Saanich Coun. Colin Plant, who also chairs the Capital Regional District’s transportation safety committee, says that law enforcement simply can’t keep up with the amount of speeders on the Malahat.
“Officers on the [committee] have indicated that they could have speed enforcement up there 24 hours a day and they would still probably not be able to capture everybody who is doing the speeding on that highway, so there is a need for enforcement of limits on there,” he said.
In response to this ongoing issue, Plant and the committee are asking the CRD to look into a proposal that would see cameras record license plates at various intervals along the stretch. If a driver undercuts the allotted time that it should take them to get from point A to point B, they’ll get a fine.
“The idea with [this enforcement] is that you tell people that this is an interval-based highway. Don’t speed and you won’t get a ticket,” he said.

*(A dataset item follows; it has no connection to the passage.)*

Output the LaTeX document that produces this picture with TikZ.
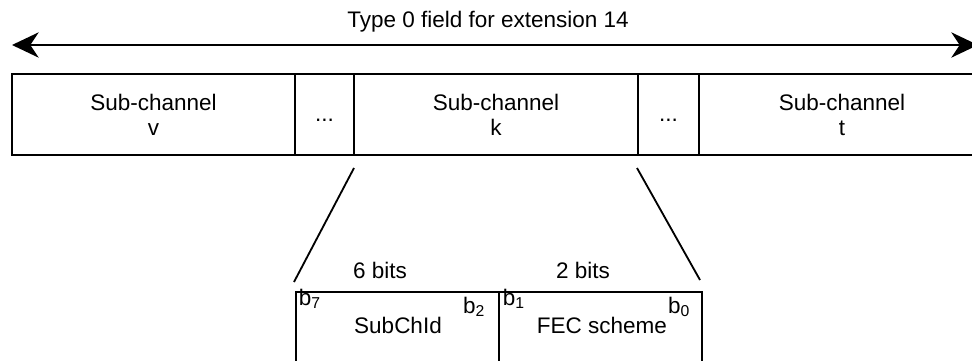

That black and white style of enforcement is of the main differences between this idea and the province’s controversial photo radar program that ended in 2001, Plant explains, and similar programs have been implemented successfully in other jurisdictions, both in Canada and abroad.
“It’s not new. It’s new for us,” he noted.
The committee will present at a CRD board meeting in the coming weeks.
Ultimately the proposal, which Plant says is in its infancy, will have to be forwarded to the province for approval before any decisions can be made.
Plant sees this as a first step, citing the possibility to have the technology put in place elsewhere in the province as well.